As part of a folk-singing group called the New Californians, out on a two-year-plus, shoestring-style world tour, the young vocalist and guitarist had recently arrived in Greece for a series of small concerts. He now found himself enjoying dinner late one afternoon with a married couple from Oregon after randomly having met them during a bit of sightseeing in Crete's capital city of Heraklion. As their impromptu alfresco get-together merrily rolled along, with one glass of ouzo becoming two and two glasses soon enough becoming several bottles, the well-oiled conversation between the three tablemates eventually made its way around to the subject of dreams.

“You know, I can see it all in my mind's eye,” Ertmoed confided, taking a last bite of his
karidopita,
a rich walnut cake flavored with cognac. “I'm going to go back home and become successful in music. I can feel it.”

Whether it was the shared liquid fortification or the powerfulness of his conviction, the musician's newfound friends instantly became fellow believers in his career prospects. They even went so far as to pick possible stage names for him to use, writing them on individual scraps of paper. One thing everyone agreed upon for sure was that the surname of Ertmoed would have to go; it sounded too much like somebody in the throes of upchucking.

After a number of hours together under what had become a coal-black sky illuminated by a galaxy of glimmering Greek-named constellations, the woozy threesome finally decided to call it an evening. “Maybe we'll run into each other again sometime back in the States,” the woman said brightly.

Grabbing his ever-present rucksack, Ertmoed warmly hugged them both good-bye, gave a quick wave over his shoulder, and then disappeared down a dark cobblestone street to the old-world-style inn where he and his group mates were staying. With a big show scheduled for the next day, it was time to get some sleep.

As he gratefully crawled into bed inside his small room, just like every night, Chuck Ertmoed mentally tucked away his career aspirations for safekeeping, content in the knowledge that he was now one day closer to realizing his musical destiny, whatever it may be.

*   *   *

As the local band known as the 13th Floor entered the offices of Dunhill Records in early 1967, it was with a great sense of anticipation and excitement. The quartet's managers had scored them a hard-to-get record deal, and they were there that day to sign the contracts. Eagerly stepping forward with pens in hand, Rick Coonce, Warren Entner, and Rob Grill immediately signed their names on the line, no questions asked. The fourth member of the group, however, hesitated. Wordlessly he began fishing around for something in one of his pockets, finally pulling out a crumpled slip of paper. After carefully smoothing it out on the table and reading its contents, the guitarist then proceeded to add his signature to all the rest.

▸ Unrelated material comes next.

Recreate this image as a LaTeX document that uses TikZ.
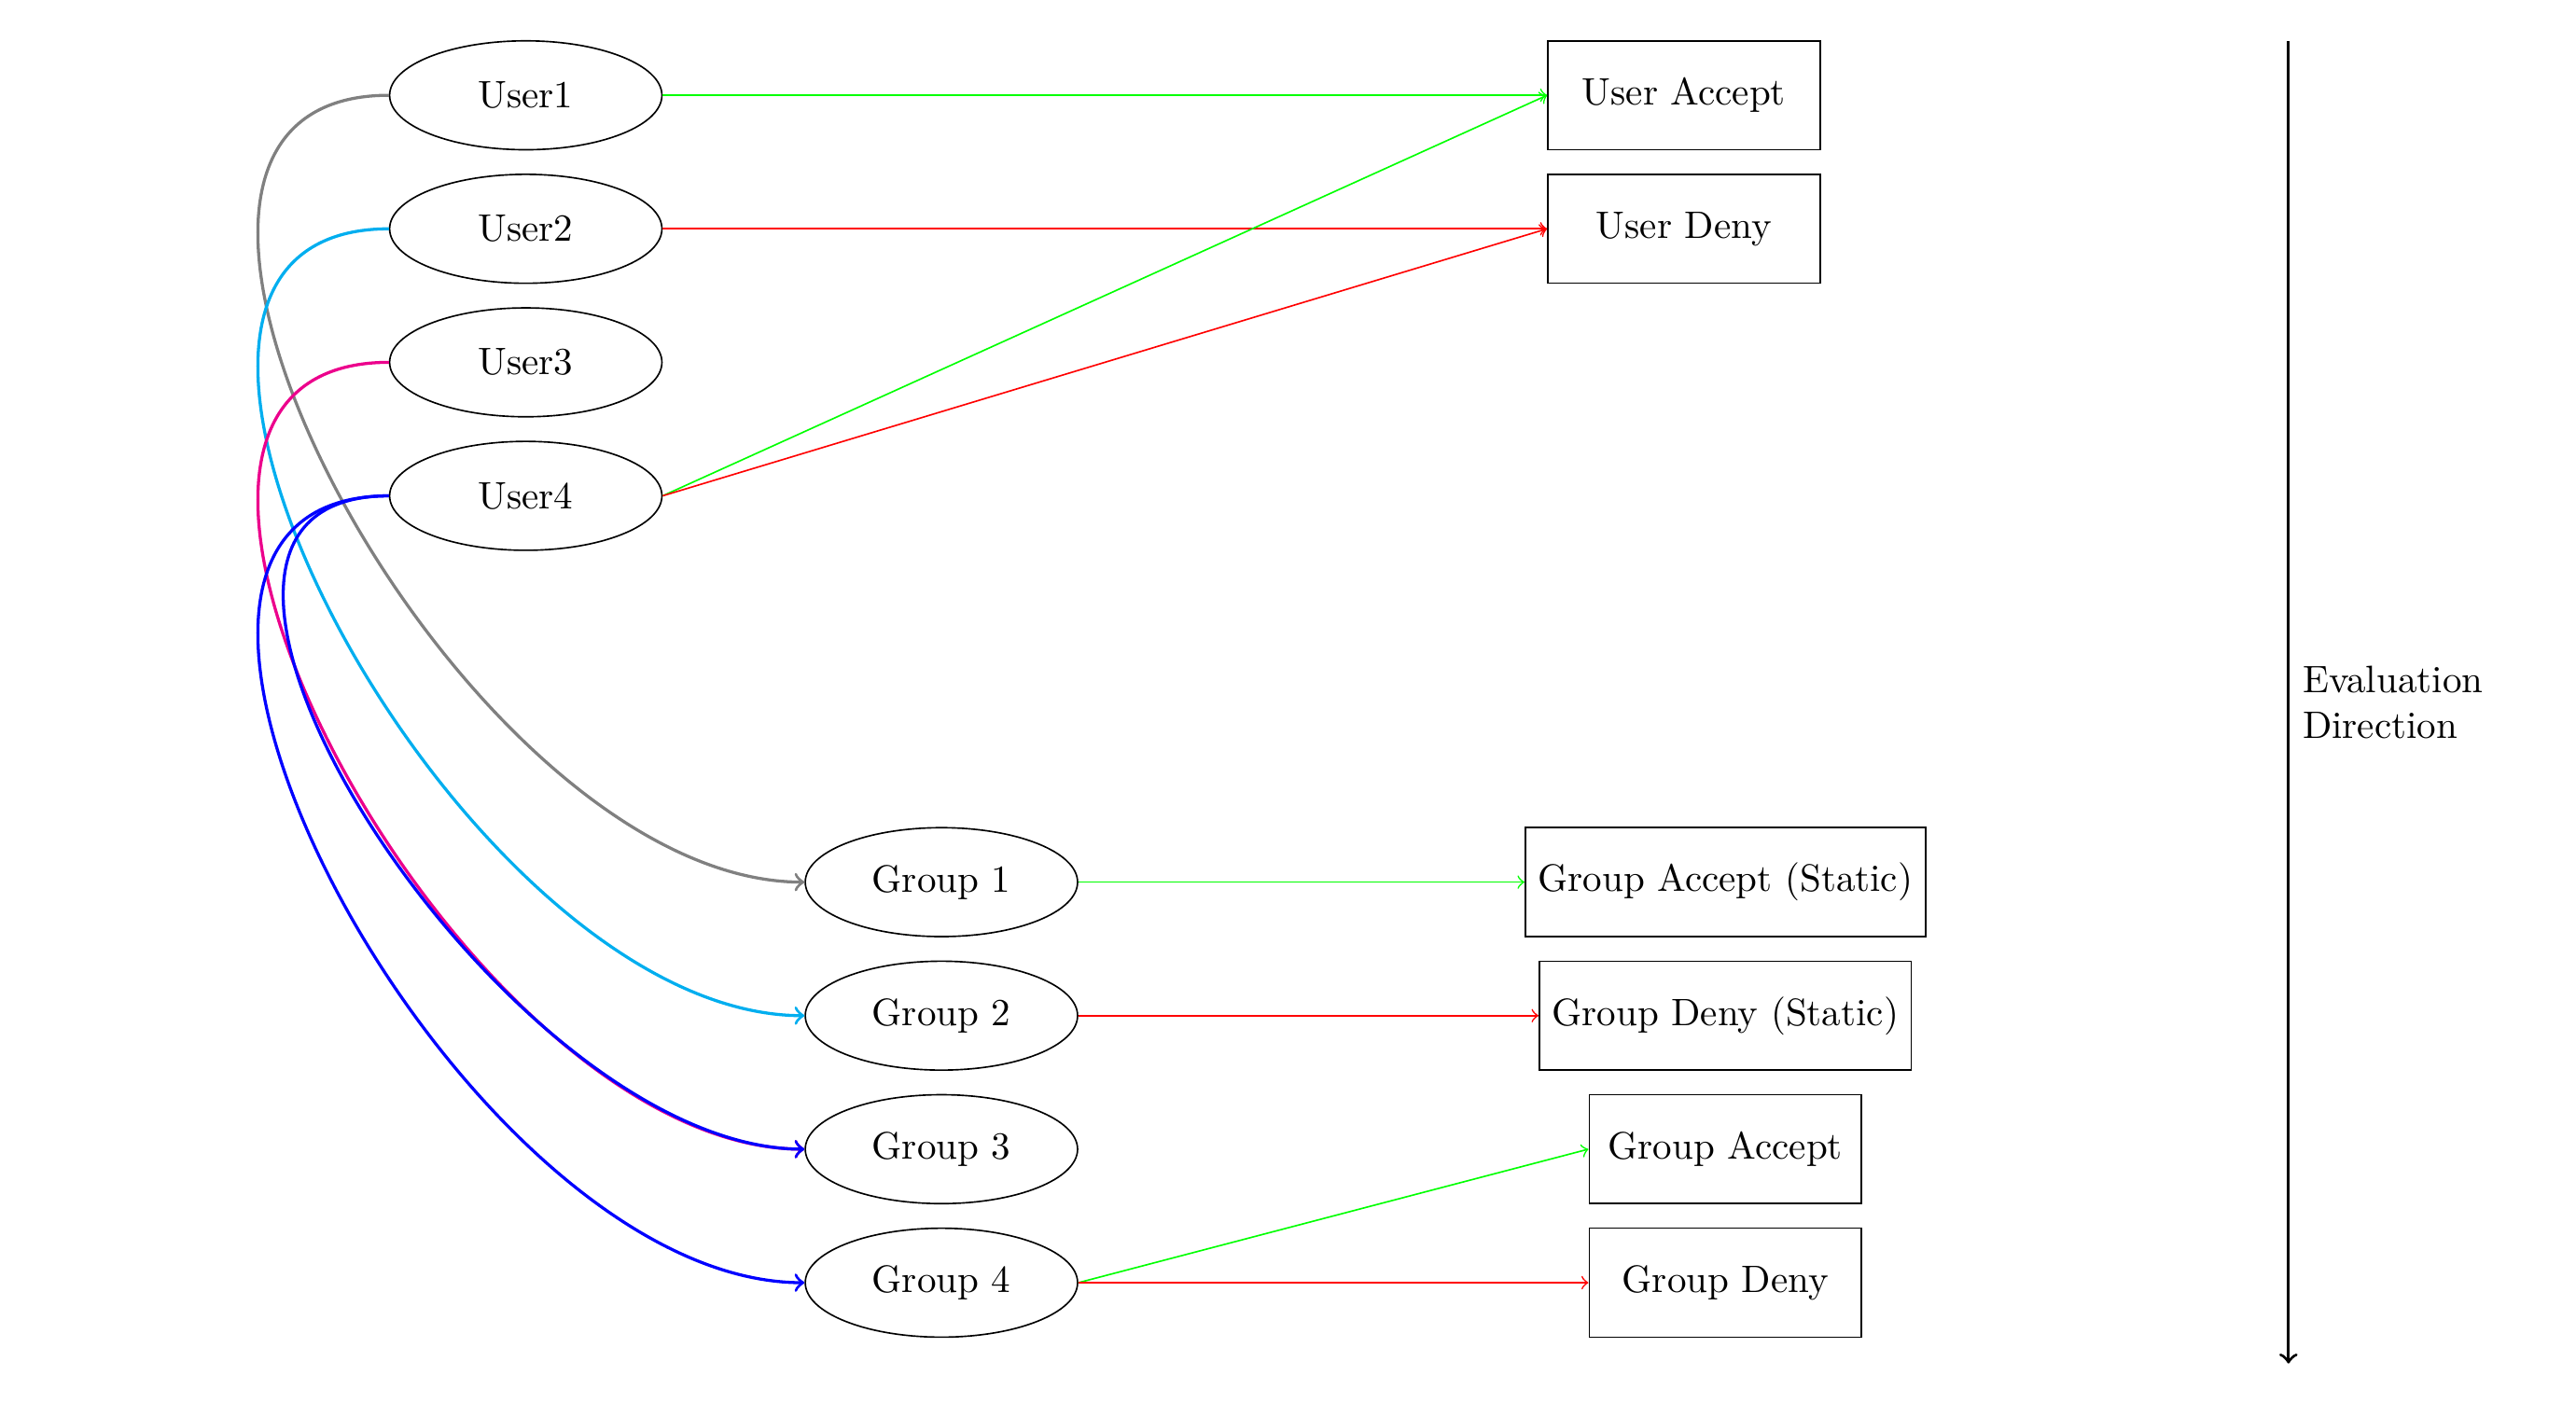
\documentclass[tikz,border=0pt]{standalone}
\usetikzlibrary{shapes.geometric}
\definecolor{cyanc}{RGB}{0,174,239}
\definecolor{magc}{RGB}{236,0,140}
\begin{document}
\begin{tikzpicture}[
  usernode/.style={ellipse, draw, minimum width=2.5cm, minimum height=1cm},
  boxnode/.style={rectangle, draw, minimum width=2.5cm, minimum height=1cm},
  curve/.style={thick, ->},
  acc/.style={->, green},
  den/.style={->, red}
]
\useasboundingbox (0,0) rectangle (23.65,-12.88);
\node[usernode] (u1) at (4.827,-0.875) {User1};
\node[usernode] (u2) at (4.827,-2.101) {User2};
\node[usernode] (u3) at (4.827,-3.327) {User3};
\node[usernode] (u4) at (4.827,-4.553) {User4};
\node[usernode] (g1) at (8.643,-8.100) {Group 1};
\node[usernode] (g2) at (8.643,-9.326) {Group 2};
\node[usernode] (g3) at (8.643,-10.552) {Group 3};
\node[usernode] (g4) at (8.643,-11.778) {Group 4};
\node[boxnode] (ua) at (15.46,-0.875) {User Accept};
\node[boxnode] (ud) at (15.46,-2.101) {User Deny};
\node[boxnode] (gas) at (15.84,-8.100) {Group Accept (Static)};
\node[boxnode] (gds) at (15.84,-9.326) {Group Deny (Static)};
\node[boxnode] (ga) at (15.84,-10.552) {Group Accept};
\node[boxnode] (gd) at (15.84,-11.778) {Group Deny};
\coordinate (etop) at (21.01,-0.377);
\coordinate (ebot) at (21.01,-12.52);
\draw[thick,->] (etop) -- node[right, align=left] {Evaluation\\Direction} (ebot);
\draw[acc] (u1.east) -- (ua.west);
\draw[den] (u2.east) -- (ud.west);
\draw[acc] (u4.east) -- (ua.west);
\draw[den] (u4.east) -- (ud.west);
\draw[acc] (g1.east) -- (gas.west);
\draw[den] (g2.east) -- (gds.west);
\draw[acc] (g4.east) -- (ga.west);
\draw[den] (g4.east) -- (gd.west);
\draw[curve, gray] (u1.west) to[out=180,in=180] (g1.west);
\draw[curve, cyanc] (u2.west) to[out=180,in=180] (g2.west);
\draw[curve, magc] (u3.west) to[out=180,in=180] (g3.west);
\draw[curve, blue] (u4.west) to[out=180,in=180] (g3.west);
\draw[curve, blue] (u4.west) to[out=180,in=180] (g4.west);
\end{tikzpicture}
\end{document}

“Creed Bratton?” one of his bandmates asked, looking over his shoulder. “Who is
that
?”

“That,” Chuck Ertmoed said proudly, “is my new name.”

Having returned to the United States from his vagabond days abroad, Ertmoed had finally settled down to form a rock-and-roll band with three like-minded musicians. Based in Los Angeles, they played popular nightspots like the Middle Earth in the Valley and the Fog Cutter on the Sunset Strip and soon began building a following. With one of their songs, “Beatin' Round the Bush,” being good enough to get them a recording session for Dunhill over at Eldorado Studios on the corner of Hollywood and Vine (a smaller facility sometimes used when Western 3 was unavailable), the next thing they knew the foursome had a contract. And their timing couldn't have been better.